Sylviane Lust, director-general of the International Air Carrier Association (IACA), said: "This agreement is a way off from the original plans for an Open Aviation Area trumpeted four years ago by the European Commission. The Commission's shopping list for the second-phase negotiations remains substantial while the US side has obtained everything it wanted in the first phase," adding: "A deal between the EU and US can only be balanced if it results in equal traffic rights for EU and US airlines in each other's internal markets, identical ownership limits and control possibilities, as well as equivalent access to governmental traffic." 

Olivier Jankovec, director-general of Airports Council International Europe (ACI EUROPE),  said that the deal would "open new opportunities and bring valuable economic benefits for airports around Europe", but added: "We must not stop here." 

Jos Dings, director of the European Federation for Transport and Environment (T&E), warned that the deal was a serious setback to the EU climate policy, because it failed to subject US airlines to EU regulation on environmental protection and preserved "a decades-old prohibition of fuel taxation on transatlantic flights, the most important measure for reducing emissions from the sector". 

He said: "Just two weeks after the EU announced major new climate targets, it has given away airspace to American carriers but hasn't gained a clear mandate to combat emissions from those flights." 

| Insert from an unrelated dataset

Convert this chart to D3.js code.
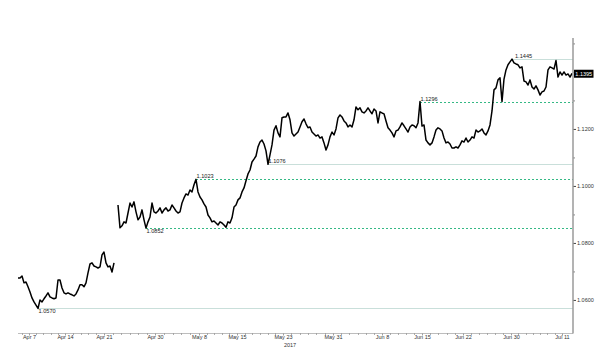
<!DOCTYPE html>
<html><head><meta charset="utf-8">
<script src="https://cdn.jsdelivr.net/npm/d3@7"></script>
<style>body{margin:0;background:#fff}svg{display:block}</style>
</head><body>
<svg id="c" width="600" height="358"></svg>
<script>
// EUR/USD price path (null = weekend gap)
const series = [
1.0677,1.0677,1.0684,1.0660,1.0663,1.0646,1.0628,1.0607,1.0593,1.0582,
1.0570,1.0600,1.0593,1.0604,1.0614,1.0625,1.0611,1.0607,1.0604,1.0607,
1.0670,1.0670,1.0642,1.0625,1.0621,1.0625,1.0621,1.0618,1.0614,1.0621,
1.0635,1.0653,1.0653,1.0646,1.0660,1.0695,1.0726,1.0730,1.0719,1.0716,
1.0712,1.0716,1.0758,1.0768,1.0730,1.0716,1.0719,1.0698,1.0730,null,
1.0933,1.0853,1.0860,1.0874,1.0870,1.0905,1.0940,1.0926,1.0944,1.0909,
1.0881,1.0891,1.0916,1.0881,1.0852,1.0874,1.0891,1.0940,1.0909,1.0905,
1.0912,1.0923,1.0905,1.0916,1.0923,1.0912,1.0916,1.0933,1.0923,1.0912,
1.0905,1.0909,1.0940,1.0958,1.0972,1.0968,1.0986,1.0979,1.1004,1.1023,
1.0979,1.0961,1.0951,1.0937,1.0926,1.0898,1.0888,1.0874,1.0877,1.0870,
1.0863,1.0874,1.0870,1.0863,1.0855,1.0874,1.0870,1.0888,1.0926,1.0933,
1.0951,1.0958,1.0979,1.0993,1.1018,1.1042,1.1056,1.1084,1.1094,1.1105,
1.1137,1.1154,1.1161,1.1147,1.1123,1.1076,1.1109,1.1144,1.1196,1.1211,
1.1186,1.1172,1.1239,1.1242,1.1242,1.1256,1.1232,1.1186,1.1175,1.1182,
1.1189,1.1207,1.1225,1.1235,1.1218,1.1204,1.1207,1.1189,1.1182,1.1175,
1.1179,1.1168,1.1172,1.1151,1.1126,1.1144,1.1172,1.1189,1.1179,1.1200,
1.1239,1.1249,1.1242,1.1228,1.1221,1.1207,1.1214,1.1207,1.1232,1.1277,
1.1267,1.1274,1.1260,1.1256,1.1263,1.1274,1.1263,1.1253,1.1270,1.1263,
1.1221,1.1260,1.1256,1.1253,1.1228,1.1204,1.1196,1.1186,1.1172,1.1193,
1.1196,1.1207,1.1221,1.1211,1.1200,1.1189,1.1207,1.1214,1.1211,1.1204,
1.1221,1.1296,1.1210,1.1214,1.1161,1.1151,1.1144,1.1151,1.1172,1.1196,
1.1204,1.1200,1.1193,1.1168,1.1151,1.1154,1.1147,1.1133,1.1133,1.1137,
1.1133,1.1144,1.1158,1.1154,1.1168,1.1154,1.1161,1.1172,1.1168,1.1196,
1.1189,1.1193,1.1200,1.1186,1.1179,1.1193,1.1214,1.1263,1.1337,1.1344,
1.1372,1.1379,1.1296,1.1375,1.1407,1.1425,1.1435,1.1445,1.1432,1.1428,
1.1425,1.1414,1.1418,1.1368,1.1365,1.1354,1.1372,1.1347,1.1340,1.1351,
1.1337,1.1319,1.1330,1.1333,1.1347,1.1407,1.1418,1.1414,1.1410,1.1440,
1.1382,1.1400,1.1389,1.1400,1.1389,1.1393,1.1382,1.1395
];
const tickLabels = ["Apr 7","Apr 14","Apr 21","Apr 30","May 8","May 15","May 23","May 31","Jun 8","Jun 15","Jun 22","Jun 30","Jul 11"];
const tickIndex  = [5.5,23.5,43,68.5,90.5,109.5,132.5,157.5,182,202,222.5,246.5,272];
const tradingDays = [5,5,6,5,5,6,6,6,5,5,6,7];
const yearLabel = "2017";
const yearUnder = "May 23";
const yLabelled = [1.06,1.08,1.10,1.12];
const yHiddenMajor = [1.14];
const yMinor = [1.07,1.09,1.11,1.13,1.15];
const levelValues = [1.1445,1.1296,1.1076,1.1023,1.0852,1.0570];
const levelSide   = ["above","above","above","above","below","below"];
const dottedLevels = [1.1296,1.1023,1.0852];
const lastValue = 1.1395;

const svg = d3.select("#c");
const font = "'Liberation Sans', Arial, sans-serif";
const x = d3.scaleLinear().domain([0, series.length - 1]).range([18, 572]);
const y = d3.scaleLinear().domain([1.0484, 1.1519]).range([333, 38]);
const axisX = 573;
const snap = v => Math.round(v) + 0.5;

// ---- x axis
svg.append("line").attr("x1",18).attr("x2",axisX).attr("y1",333.5).attr("y2",333.5)
  .attr("stroke","#bdbdbd").attr("stroke-width",1);
const minor = [];
for (let k = 0; k < tickIndex.length - 1; k++) {
  const step = (tickIndex[k+1] - tickIndex[k]) / tradingDays[k];
  for (let j = 1; j < tradingDays[k]; j++) minor.push(tickIndex[k] + j*step);
}
minor.push(tickIndex[0] - (tickIndex[1]-tickIndex[0])/tradingDays[0]);
svg.append("g").selectAll("line").data(minor).join("line")
  .attr("x1",d=>snap(x(d))).attr("x2",d=>snap(x(d))).attr("y1",333).attr("y2",335)
  .attr("stroke","#999").attr("stroke-width",0.8);
const gx = svg.append("g").attr("transform","translate(0,333.5)")
  .call(d3.axisBottom(x).tickValues(tickIndex).tickSize(2).tickSizeOuter(0).tickPadding(0)
    .tickFormat((d,i)=>tickLabels[i]));
gx.select(".domain").remove();
gx.selectAll(".tick line").attr("stroke","#888").attr("stroke-width",0.8);
gx.selectAll(".tick text").attr("font-family",font).attr("font-size","5.5px").attr("fill","#333");
const yi = tickLabels.indexOf(yearUnder);
svg.append("text").attr("x", x(tickIndex[yi]) + 7).attr("y", 347)
  .attr("text-anchor","middle").attr("font-family",font).attr("font-size","5.5px").attr("fill","#333")
  .text(yearLabel);

// ---- reference levels
const gl = svg.append("g");
levelValues.forEach((v, k) => {
  const idx = series.indexOf(v);
  const dotted = dottedLevels.includes(v);
  gl.append("line").attr("x1", x(idx)).attr("x2", axisX).attr("y1", snap(y(v))).attr("y2", snap(y(v)))
    .attr("stroke", dotted ? "#35b985" : "#c9dfda").attr("stroke-width", 1)
    .attr("stroke-dasharray", dotted ? "2,2" : null);
});

// ---- price line
svg.append("path").datum(series)
  .attr("d", d3.line().defined(d => d !== null).x((d,i) => x(i)).y(d => y(d)))
  .attr("fill","none").attr("stroke","#000").attr("stroke-width",1.5)
  .attr("stroke-linejoin","round");

// level labels
levelValues.forEach((v, k) => {
  const idx = series.indexOf(v);
  const above = levelSide[k] === "above";
  const tx = x(idx) + (k === 0 ? 3 : 0.5);
  const ty = above ? snap(y(v)) - 2 : snap(y(v)) + 4.8;
  const t = gl.append("text").attr("x", tx).attr("y", ty)
    .attr("font-family", font).attr("font-size","5.6px").attr("fill","#222")
    .text(d3.format(".4f")(v));
  if (!above) {
    const bb = t.node().getBBox();
    gl.insert("rect", "text").attr("x", bb.x - 0.5).attr("y", bb.y + 1).attr("width", bb.width + 1)
      .attr("height", bb.height - 1).attr("fill", "#fff");
  }
});

// ---- y axis
const gyMinor = svg.append("g").attr("transform",`translate(${axisX},0)`)
  .call(d3.axisRight(y).tickValues(yMinor.concat(yHiddenMajor)).tickSize(2).tickFormat(""));
gyMinor.select(".domain").remove();
gyMinor.selectAll(".tick line").attr("stroke","#888");
const gy = svg.append("g").attr("transform",`translate(${axisX},0)`)
  .call(d3.axisRight(y).tickValues(yLabelled).tickSize(3).tickPadding(1).tickFormat(d3.format(".4f")));
gy.select(".domain").remove();
gy.selectAll(".tick line").attr("stroke","#444");
gy.selectAll(".tick text").attr("font-family",font).attr("font-size","5.5px").attr("fill","#333");
svg.append("line").attr("x1",axisX).attr("x2",axisX).attr("y1",38).attr("y2",333.5)
  .attr("stroke","#9a9a9a").attr("stroke-width",1.5);

// last value box
const ly = y(lastValue);
svg.append("rect").attr("x", axisX + 1).attr("y", ly - 3.6).attr("width", 19.5).attr("height", 8)
  .attr("fill","#000");
svg.append("text").attr("x", axisX + 10.75).attr("y", ly + 2.2).attr("text-anchor","middle")
  .attr("font-family",font).attr("font-size","5.5px").attr("fill","#fff").text(d3.format(".4f")(lastValue));
</script>
</body></html>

Environmentalists also point out that, with increased competition and lower fares, the open skies agreement will lead to 25 million extra air passengers and some 3.5 million tonnes of extra CO2 emissions annually over the next five years – cancelling out expected reductions from emissions trading. 

Timeline

  • 30 Apr. 2007: EU and US leaders signed the so-called "open skies" deal during the EU-US Summit in Washington.
  • 30 Mar. 2008: Accord entered into force (EURACTIV 31/03/08).
  • 15 May 2008: Launch of second-stage negotiations (EURACTIV 16/05/08). 
  • 2009: EU due to review the progress of second-stage negotiations. 
  • Mid-2010: Deadline for achieving an 'Open Aviation Area'.